Written task. Reproduce the full listing below unchanged, apart from the pictures.

Data block.

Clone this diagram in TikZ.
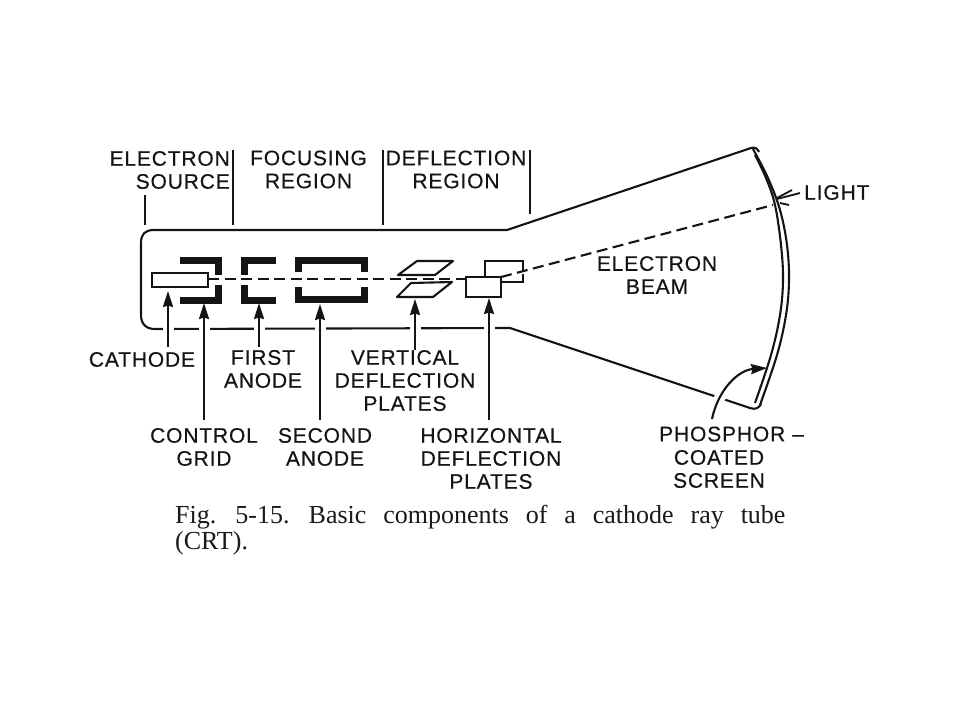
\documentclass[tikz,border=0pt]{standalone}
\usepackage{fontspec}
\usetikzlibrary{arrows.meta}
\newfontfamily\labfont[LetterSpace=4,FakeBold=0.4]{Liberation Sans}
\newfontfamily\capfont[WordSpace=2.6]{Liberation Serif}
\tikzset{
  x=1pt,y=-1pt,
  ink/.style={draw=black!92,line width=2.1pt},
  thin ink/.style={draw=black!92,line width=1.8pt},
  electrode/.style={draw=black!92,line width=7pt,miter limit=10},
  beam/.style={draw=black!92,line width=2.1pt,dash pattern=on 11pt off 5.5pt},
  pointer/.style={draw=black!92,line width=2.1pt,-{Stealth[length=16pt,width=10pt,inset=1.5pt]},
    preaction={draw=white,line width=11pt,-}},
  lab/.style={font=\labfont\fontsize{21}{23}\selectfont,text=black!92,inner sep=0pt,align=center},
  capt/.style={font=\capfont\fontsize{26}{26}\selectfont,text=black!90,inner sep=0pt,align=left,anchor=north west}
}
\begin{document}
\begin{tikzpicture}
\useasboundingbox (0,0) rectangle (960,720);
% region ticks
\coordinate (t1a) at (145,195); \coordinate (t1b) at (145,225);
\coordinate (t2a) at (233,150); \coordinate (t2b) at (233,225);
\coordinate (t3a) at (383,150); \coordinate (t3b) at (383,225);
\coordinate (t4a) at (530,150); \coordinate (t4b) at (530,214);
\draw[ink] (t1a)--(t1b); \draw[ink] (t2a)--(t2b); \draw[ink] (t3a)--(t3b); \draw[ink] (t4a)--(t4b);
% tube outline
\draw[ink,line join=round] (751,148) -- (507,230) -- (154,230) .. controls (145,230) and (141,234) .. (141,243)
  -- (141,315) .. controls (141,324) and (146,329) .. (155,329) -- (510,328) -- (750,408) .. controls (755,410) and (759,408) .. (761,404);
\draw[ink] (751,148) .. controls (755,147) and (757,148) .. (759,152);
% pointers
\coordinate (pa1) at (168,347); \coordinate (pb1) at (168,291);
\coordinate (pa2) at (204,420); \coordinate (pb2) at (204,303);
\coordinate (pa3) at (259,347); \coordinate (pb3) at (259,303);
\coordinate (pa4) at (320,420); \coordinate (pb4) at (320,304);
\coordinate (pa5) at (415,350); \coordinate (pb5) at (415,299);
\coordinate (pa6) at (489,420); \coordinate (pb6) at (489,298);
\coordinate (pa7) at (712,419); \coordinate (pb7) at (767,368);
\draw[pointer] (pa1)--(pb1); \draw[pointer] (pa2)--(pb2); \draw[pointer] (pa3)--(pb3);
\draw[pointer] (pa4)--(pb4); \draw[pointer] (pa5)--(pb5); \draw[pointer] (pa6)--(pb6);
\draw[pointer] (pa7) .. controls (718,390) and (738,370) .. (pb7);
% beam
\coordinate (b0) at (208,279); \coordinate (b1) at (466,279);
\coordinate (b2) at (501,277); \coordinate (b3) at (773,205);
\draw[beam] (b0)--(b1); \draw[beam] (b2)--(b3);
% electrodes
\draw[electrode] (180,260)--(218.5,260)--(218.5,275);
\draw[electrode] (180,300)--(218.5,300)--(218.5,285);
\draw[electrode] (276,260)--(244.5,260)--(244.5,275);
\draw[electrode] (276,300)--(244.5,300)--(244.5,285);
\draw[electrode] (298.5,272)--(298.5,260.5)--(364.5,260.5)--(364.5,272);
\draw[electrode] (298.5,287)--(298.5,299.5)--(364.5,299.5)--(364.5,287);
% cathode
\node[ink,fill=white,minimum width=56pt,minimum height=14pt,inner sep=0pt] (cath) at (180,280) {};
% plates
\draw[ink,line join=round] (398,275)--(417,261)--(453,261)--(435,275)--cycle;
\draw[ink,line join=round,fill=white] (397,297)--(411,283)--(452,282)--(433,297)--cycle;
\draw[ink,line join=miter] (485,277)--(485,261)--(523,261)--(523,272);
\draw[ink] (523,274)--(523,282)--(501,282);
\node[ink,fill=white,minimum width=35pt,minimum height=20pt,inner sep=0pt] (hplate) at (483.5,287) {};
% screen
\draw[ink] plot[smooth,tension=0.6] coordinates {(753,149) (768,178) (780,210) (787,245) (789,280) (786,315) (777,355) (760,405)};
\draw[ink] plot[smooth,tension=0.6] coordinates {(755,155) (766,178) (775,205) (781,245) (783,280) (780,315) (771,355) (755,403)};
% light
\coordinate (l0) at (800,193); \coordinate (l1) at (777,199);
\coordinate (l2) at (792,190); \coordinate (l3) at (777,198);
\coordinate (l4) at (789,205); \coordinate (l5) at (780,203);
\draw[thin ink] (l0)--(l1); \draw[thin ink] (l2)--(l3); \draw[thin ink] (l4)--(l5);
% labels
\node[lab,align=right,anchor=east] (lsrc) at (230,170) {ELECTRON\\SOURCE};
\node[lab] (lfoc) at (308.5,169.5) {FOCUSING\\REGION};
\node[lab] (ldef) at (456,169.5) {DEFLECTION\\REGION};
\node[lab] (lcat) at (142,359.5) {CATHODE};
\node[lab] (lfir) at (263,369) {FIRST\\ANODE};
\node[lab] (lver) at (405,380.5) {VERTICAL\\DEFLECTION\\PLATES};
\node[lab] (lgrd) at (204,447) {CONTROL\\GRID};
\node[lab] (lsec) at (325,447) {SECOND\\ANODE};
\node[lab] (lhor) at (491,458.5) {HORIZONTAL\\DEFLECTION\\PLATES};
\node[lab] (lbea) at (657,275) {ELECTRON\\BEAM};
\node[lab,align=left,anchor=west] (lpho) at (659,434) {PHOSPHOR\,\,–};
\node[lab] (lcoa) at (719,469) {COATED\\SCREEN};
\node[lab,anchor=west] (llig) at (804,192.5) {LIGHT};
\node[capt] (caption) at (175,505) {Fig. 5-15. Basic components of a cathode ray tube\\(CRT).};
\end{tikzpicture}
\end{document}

Full solution.
Clone this diagram in TikZ.
\documentclass[tikz,border=0pt]{standalone}
\usepackage{fontspec}
\usetikzlibrary{arrows.meta}
\newfontfamily\labfont[LetterSpace=4,FakeBold=0.4]{Liberation Sans}
\newfontfamily\capfont[WordSpace=2.6]{Liberation Serif}
\tikzset{
  x=1pt,y=-1pt,
  ink/.style={draw=black!92,line width=2.1pt},
  thin ink/.style={draw=black!92,line width=1.8pt},
  electrode/.style={draw=black!92,line width=7pt,miter limit=10},
  beam/.style={draw=black!92,line width=2.1pt,dash pattern=on 11pt off 5.5pt},
  pointer/.style={draw=black!92,line width=2.1pt,-{Stealth[length=16pt,width=10pt,inset=1.5pt]},
    preaction={draw=white,line width=11pt,-}},
  lab/.style={font=\labfont\fontsize{21}{23}\selectfont,text=black!92,inner sep=0pt,align=center},
  capt/.style={font=\capfont\fontsize{26}{26}\selectfont,text=black!90,inner sep=0pt,align=left,anchor=north west}
}
\begin{document}
\begin{tikzpicture}
\useasboundingbox (0,0) rectangle (960,720);
% region ticks
\coordinate (t1a) at (145,195); \coordinate (t1b) at (145,225);
\coordinate (t2a) at (233,150); \coordinate (t2b) at (233,225);
\coordinate (t3a) at (383,150); \coordinate (t3b) at (383,225);
\coordinate (t4a) at (530,150); \coordinate (t4b) at (530,214);
\draw[ink] (t1a)--(t1b); \draw[ink] (t2a)--(t2b); \draw[ink] (t3a)--(t3b); \draw[ink] (t4a)--(t4b);
% tube outline
\draw[ink,line join=round] (751,148) -- (507,230) -- (154,230) .. controls (145,230) and (141,234) .. (141,243)
  -- (141,315) .. controls (141,324) and (146,329) .. (155,329) -- (510,328) -- (750,408) .. controls (755,410) and (759,408) .. (761,404);
\draw[ink] (751,148) .. controls (755,147) and (757,148) .. (759,152);
% pointers
\coordinate (pa1) at (168,347); \coordinate (pb1) at (168,291);
\coordinate (pa2) at (204,420); \coordinate (pb2) at (204,303);
\coordinate (pa3) at (259,347); \coordinate (pb3) at (259,303);
\coordinate (pa4) at (320,420); \coordinate (pb4) at (320,304);
\coordinate (pa5) at (415,350); \coordinate (pb5) at (415,299);
\coordinate (pa6) at (489,420); \coordinate (pb6) at (489,298);
\coordinate (pa7) at (712,419); \coordinate (pb7) at (767,368);
\draw[pointer] (pa1)--(pb1); \draw[pointer] (pa2)--(pb2); \draw[pointer] (pa3)--(pb3);
\draw[pointer] (pa4)--(pb4); \draw[pointer] (pa5)--(pb5); \draw[pointer] (pa6)--(pb6);
\draw[pointer] (pa7) .. controls (718,390) and (738,370) .. (pb7);
% beam
\coordinate (b0) at (208,279); \coordinate (b1) at (466,279);
\coordinate (b2) at (501,277); \coordinate (b3) at (773,205);
\draw[beam] (b0)--(b1); \draw[beam] (b2)--(b3);
% electrodes
\draw[electrode] (180,260)--(218.5,260)--(218.5,275);
\draw[electrode] (180,300)--(218.5,300)--(218.5,285);
\draw[electrode] (276,260)--(244.5,260)--(244.5,275);
\draw[electrode] (276,300)--(244.5,300)--(244.5,285);
\draw[electrode] (298.5,272)--(298.5,260.5)--(364.5,260.5)--(364.5,272);
\draw[electrode] (298.5,287)--(298.5,299.5)--(364.5,299.5)--(364.5,287);
% cathode
\node[ink,fill=white,minimum width=56pt,minimum height=14pt,inner sep=0pt] (cath) at (180,280) {};
% plates
\draw[ink,line join=round] (398,275)--(417,261)--(453,261)--(435,275)--cycle;
\draw[ink,line join=round,fill=white] (397,297)--(411,283)--(452,282)--(433,297)--cycle;
\draw[ink,line join=miter] (485,277)--(485,261)--(523,261)--(523,272);
\draw[ink] (523,274)--(523,282)--(501,282);
\node[ink,fill=white,minimum width=35pt,minimum height=20pt,inner sep=0pt] (hplate) at (483.5,287) {};
% screen
\draw[ink] plot[smooth,tension=0.6] coordinates {(753,149) (768,178) (780,210) (787,245) (789,280) (786,315) (777,355) (760,405)};
\draw[ink] plot[smooth,tension=0.6] coordinates {(755,155) (766,178) (775,205) (781,245) (783,280) (780,315) (771,355) (755,403)};
% light
\coordinate (l0) at (800,193); \coordinate (l1) at (777,199);
\coordinate (l2) at (792,190); \coordinate (l3) at (777,198);
\coordinate (l4) at (789,205); \coordinate (l5) at (780,203);
\draw[thin ink] (l0)--(l1); \draw[thin ink] (l2)--(l3); \draw[thin ink] (l4)--(l5);
% labels
\node[lab,align=right,anchor=east] (lsrc) at (230,170) {ELECTRON\\SOURCE};
\node[lab] (lfoc) at (308.5,169.5) {FOCUSING\\REGION};
\node[lab] (ldef) at (456,169.5) {DEFLECTION\\REGION};
\node[lab] (lcat) at (142,359.5) {CATHODE};
\node[lab] (lfir) at (263,369) {FIRST\\ANODE};
\node[lab] (lver) at (405,380.5) {VERTICAL\\DEFLECTION\\PLATES};
\node[lab] (lgrd) at (204,447) {CONTROL\\GRID};
\node[lab] (lsec) at (325,447) {SECOND\\ANODE};
\node[lab] (lhor) at (491,458.5) {HORIZONTAL\\DEFLECTION\\PLATES};
\node[lab] (lbea) at (657,275) {ELECTRON\\BEAM};
\node[lab,align=left,anchor=west] (lpho) at (659,434) {PHOSPHOR\,\,–};
\node[lab] (lcoa) at (719,469) {COATED\\SCREEN};
\node[lab,anchor=west] (llig) at (804,192.5) {LIGHT};
\node[capt] (caption) at (175,505) {Fig. 5-15. Basic components of a cathode ray tube\\(CRT).};
\end{tikzpicture}
\end{document}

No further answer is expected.